One was a delivery of Doublebase Gel, the best moisturizer in the world as far as my wife is concerned. (I’m a known sceptic of all known gels, lotions and potions applied to the skin – ick! – but have also been sold). Hands constantly washed are in dire need of first aid, and this stuff is the bomb.
The other package, a cylinder with a label bearing exquisite calligraphy, was a mystery. I had an outstanding small order for bike parts, but this did not look like the sort of wrapping a repair kit for a Topeak Joe Blow pump would be arriving in.
When I carefully applied the box cutter to it, green leaves immediately peeked out. What fresh hell was this, we both wondered, Therese bearing witness to the proceedings. As more leaves spilled forth, it suddenly struck me: This must be for Chompsky!

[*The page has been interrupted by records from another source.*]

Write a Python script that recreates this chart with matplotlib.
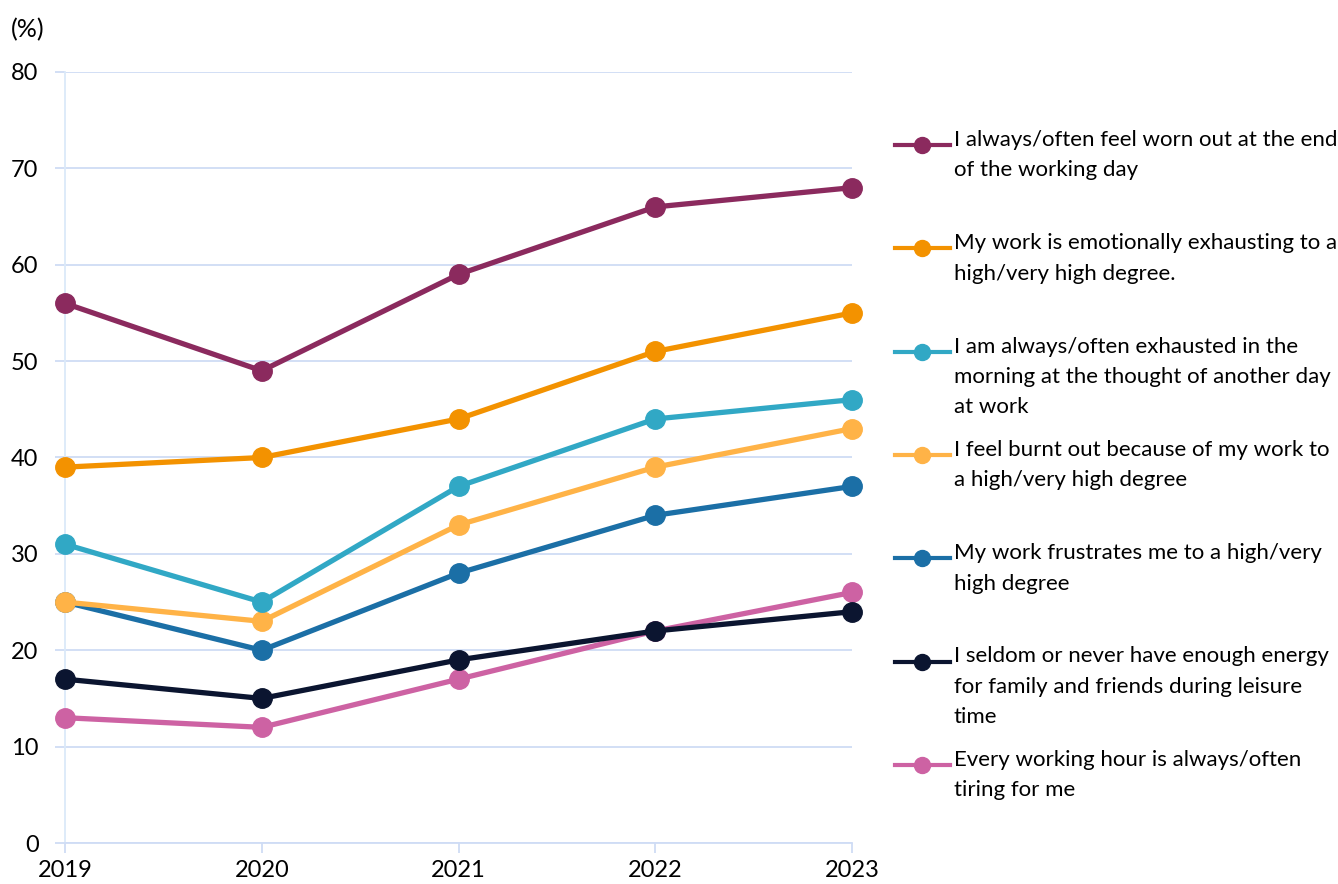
import numpy as np
import matplotlib
matplotlib.use('Agg')
import matplotlib.pyplot as plt
from matplotlib.lines import Line2D

plt.rcParams['font.family'] = ['Lato', 'DejaVu Sans']

# Survey data, share of respondents (%)
years = [2019, 2020, 2021, 2022, 2023]
labels = [
    'I always/often feel worn out at the end\nof the working day',
    'My work is emotionally exhausting to a\nhigh/very high degree.',
    'I am always/often exhausted in the\nmorning at the thought of another day\nat work',
    'I feel burnt out because of my work to\na high/very high degree',
    'My work frustrates me to a high/very\nhigh degree',
    'I seldom or never have enough energy\nfor family and friends during leisure\ntime',
    'Every working hour is always/often\ntiring for me',
]
worn_out = [56, 49, 59, 66, 68]
emotional = [39, 40, 44, 51, 55]
morning = [31, 25, 37, 44, 46]
burnt_out = [25, 23, 33, 39, 43]
frustrates = [25, 20, 28, 34, 37]
no_energy = [17, 15, 19, 22, 24]
every_hour = [13, 12, 17, 22, 26]
series = [worn_out, emotional, morning, burnt_out, frustrates, no_energy, every_hour]
colors = ['#8b2a5e', '#f39200', '#31a8c5', '#ffb347', '#1b6fa6', '#0b1530', '#cd62a3']

W, H = 1338, 884
fig = plt.figure(figsize=(W / 100, H / 100), dpi=100)
ax = fig.add_axes([65 / W, (H - 843) / H, (852 - 65) / W, (843 - 72) / H])

# draw bottom series first so the top lines sit above
for vals, c in reversed(list(zip(series, colors))):
    ax.plot(years, vals, color=c, lw=3.8, marker='o', ms=14, zorder=3,
            clip_on=False)

ax.set_xlim(2019, 2023)
ax.set_ylim(0, 80)
ax.set_yticks(np.arange(0, 81, 10))
ax.set_xticks(years)
ax.grid(axis='y', color='#cfdcf5', lw=1.3, zorder=0)
for s in ['top', 'right']:
    ax.spines[s].set_visible(False)
ax.spines['left'].set_color('#dbe9f9')
ax.spines['left'].set_linewidth(1.3)
ax.spines['bottom'].set_color('#cfdcf5')
ax.spines['bottom'].set_linewidth(1.3)
ax.tick_params(axis='y', length=7, color='#cfdcf5', width=1.3, labelsize=17, pad=12)
ax.tick_params(axis='x', length=7, color='#cfdcf5', width=1.3, labelsize=17, pad=5)

fig.text(11 / W, 1 - 30 / H, '(%)', fontsize=18, va='center', ha='left')

# legend entries placed by hand
for i, (lab, c) in enumerate(zip(labels, colors)):
    y = 1 - (145 + 103.3 * i) / H
    fig.add_artist(Line2D([895 / W, 950 / W], [y, y], color=c, lw=3,
                          transform=fig.transFigure))
    fig.add_artist(Line2D([922 / W], [y], color=c, marker='o', ms=11.5,
                          transform=fig.transFigure))
    fig.text(954 / W, y + 15 / H, lab, fontsize=16, va='top', ha='left',
             linespacing=1.65)

fig.savefig('out.png', dpi=100, facecolor='white')
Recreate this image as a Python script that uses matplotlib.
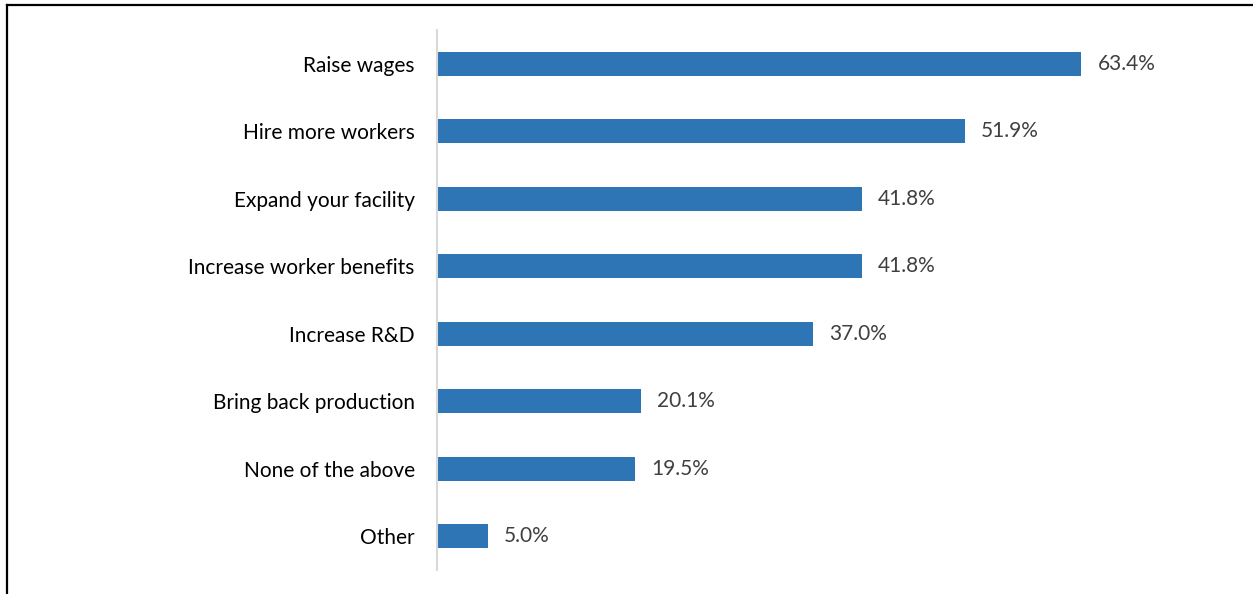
import matplotlib
matplotlib.use('Agg')
import matplotlib.pyplot as plt
from matplotlib.lines import Line2D

categories = ['Raise wages', 'Hire more workers', 'Expand your facility',
              'Increase worker benefits', 'Increase R&D', 'Bring back production',
              'None of the above', 'Other']
values = [63.4, 51.9, 41.8, 41.8, 37.0, 20.1, 19.5, 5.0]

plt.rcParams['font.family'] = ['Lato', 'DejaVu Sans']

fig = plt.figure(figsize=(12.53, 5.94), dpi=100)
ax = fig.add_axes([437/1253, 24/594, (1240-437)/1253, 540/594])

ypos = list(range(len(categories)))
ax.barh(ypos, values, height=0.36, color='#2E75B6')
for y, v in zip(ypos, values):
    ax.annotate(f'{v:.1f}%', (v, y), xytext=(11.5, 0), textcoords='offset points',
                va='center', ha='left', fontsize=15, color='#404040')

ax.set_yticks(ypos)
ax.set_yticklabels(categories, fontsize=15, color='#000000')
ax.tick_params(axis='y', length=0, pad=16)
ax.set_ylim(7.5, -0.5)
ax.set_xlim(0, 79)
ax.set_xticks([])
for s in ['top', 'right', 'bottom']:
    ax.spines[s].set_visible(False)
ax.spines['left'].set_color('#D9D9D9')
ax.spines['left'].set_linewidth(1.5)

# outer frame (partly cut off at the right and bottom)
fig.add_artist(Line2D([6.5/1253, 6.5/1253], [0, 1 - 4.5/594], color='black', lw=1.6,
                      transform=fig.transFigure))
fig.add_artist(Line2D([6.5/1253, 1], [1 - 4.5/594, 1 - 4.5/594], color='black', lw=1.6,
                      transform=fig.transFigure))

fig.savefig('out.png', dpi=100)
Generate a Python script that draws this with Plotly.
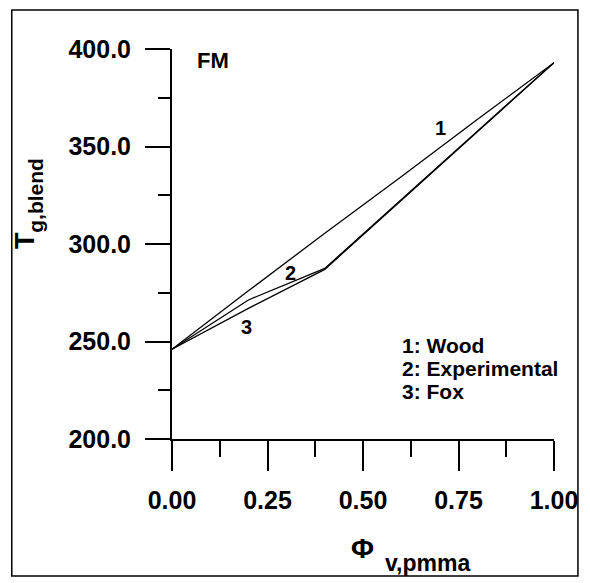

Not long ago I’d made the virtual acquaintance of Tom, a Yorkshireman who cycles, carves, and who knows what else when he’s not penning beautifully written travelogues. (Oh, here’s what else. He’s also a dab hand with photo editing software.) Aware of my love of the woodland creature who shares our home, he applied his talents to a switch of sycamore: “tarted up a cooking spoon” is how he put it. Who knew spoons grew on trees.
The leaves protecting this treasure were fresh willow, safer to introduce to our rabbit than the utensil, which will in due course appear with Chompsky in a photoshoot at a safe distance from his chompers.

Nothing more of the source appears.